In July, the Post wrote that former Fannie Mae CEO Raines had “taken calls from Barack Obama’s presidential campaign seeking his advice on mortgage and housing policy matters” in the lead paragraph of a major story describing Raines’ rehablitation to power after being caught in a billion dollar accounting scandal.
Now the Post is downplaying the relationship. Either the newspaper exaggerated Raines’ “rehabilitation” in the original article by implying to readers that he had strong ties to Obama or they’re trying to ensure that Obama isn’t hurt by the article. Either way, it only damages the Post’s credibility.
Everyone who is paying attention knows that Obama has been in bed with Fannie Mae for a long time.

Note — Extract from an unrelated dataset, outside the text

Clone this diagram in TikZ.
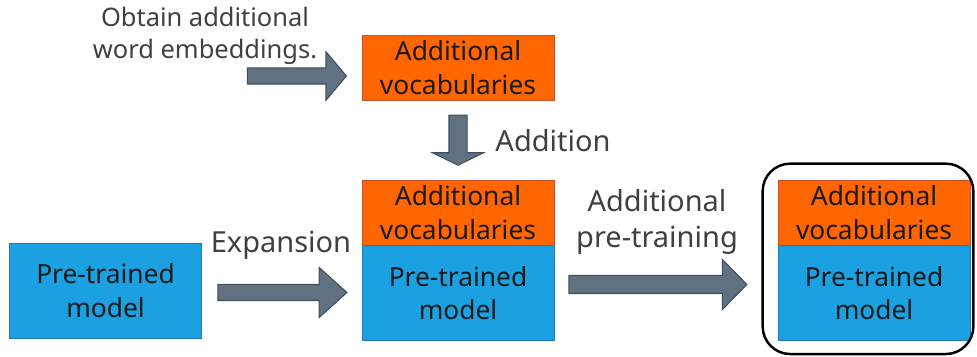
\documentclass[tikz,border=0pt]{standalone}
\usepackage{fontspec}
\setmainfont{Noto Sans}
\usetikzlibrary{shapes.arrows,calc}

\definecolor{vocaborange}{HTML}{FF6600}
\definecolor{vocabedge}{HTML}{C8502A}
\definecolor{modelblue}{HTML}{1BA1E2}
\definecolor{modeledge}{HTML}{1E7BB8}
\definecolor{arrowgray}{HTML}{607182}
\definecolor{arrowedge}{HTML}{3E4E5E}
\definecolor{boxtext}{HTML}{1A1A1A}
\definecolor{labeltext}{HTML}{404040}

\begin{document}
\begin{tikzpicture}[x=0.02cm, y=-0.02cm,
    box/.style={draw, rectangle, minimum width=3.84cm, inner sep=0pt, align=center,
        text=boxtext, font=\fontsize{15}{19}\selectfont},
    vocab/.style={box, fill=vocaborange, draw=vocabedge, minimum height=1.3cm},
    model/.style={box, fill=modelblue, draw=modeledge, minimum height=1.9cm},
    fatarrow/.style={single arrow, draw=arrowedge, fill=arrowgray, line width=0.6pt},
    arrowtext/.style={text=labeltext, align=center, font=\fontsize{16.5}{20}\selectfont},
    frame/.style={draw=black, line width=1.4pt, rounded corners=0.55cm}]
    \useasboundingbox (0,0) rectangle (977,357);
    % Starting model
    \node[model] (pre) at (105.5,290.5) {Pre-trained\\model};
    % New vocabularies
    \node[vocab] (topvoc) at (458,67.5) {Additional\\vocabularies};
    \node[text=labeltext, align=center, font=\fontsize{14.5}{18}\selectfont] (note) at (205,36) {Obtain additional\\word embeddings.};
    \node[fatarrow, inner sep=0.15cm, minimum height=1.98cm,
        single arrow head extend=0.33cm, single arrow tip angle=100] (getarrow) at (293.5,76) {};
    % Expanded model
    \node[vocab] (midvoc) at (458,212.5) {Additional\\vocabularies};
    \node[model, anchor=north] (midpre) at (midvoc.south) {Pre-trained\\model};
    \node[fatarrow, inner sep=0.17cm, minimum height=1cm, shape border rotate=270,
        single arrow head extend=0.33cm, single arrow tip angle=128] (addarrow) at (458,138) {};
    \node[arrowtext] at (553,141) {Addition};
    \node[fatarrow, inner sep=0.15cm, minimum height=2.58cm,
        single arrow head extend=0.34cm, single arrow tip angle=84] (expandarrow) at (278,292.5) {};
    \node[arrowtext] at (281,245) {Expansion};
    % Final model
    \node[fatarrow, inner sep=0.17cm, minimum height=3.56cm,
        single arrow head extend=0.32cm, single arrow tip angle=91] (trainarrow) at (653.5,284.5) {};
    \node[arrowtext] at (657,222) {Additional\\pre-training};
    \node[vocab] (rightvoc) at (874,212.5) {Additional\\vocabularies};
    \node[model, anchor=north] (rightpre) at (rightvoc.south) {Pre-trained\\model};
    \draw[frame] ($(rightvoc.north west)+(-15,-16)$) rectangle ($(rightpre.south east)+(3,13)$);
\end{tikzpicture}
\end{document}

In addition to Raines involvement in Obama’s campaign, Obama chose yet another Fannie Mae CEO, James Johnson, to lead his vetting effort of VP prospects.
Obama is the second largest recipient of Fannie Mae and Freddie Mac campaign contributions (second only to Dodd who chairs the Senate banking committee) and when broken down by yearly average, Obama is the single largest recipient of Fannie Mae and Freddie Mac campaign cash.
So much for “Change”.
Greg,
In 2005, John McCain called for a major reform of Fannie Mae and Freddie Mac in a very public speech delivered on the floor of the Senate.
The Democrats prevented any attmept to reform them.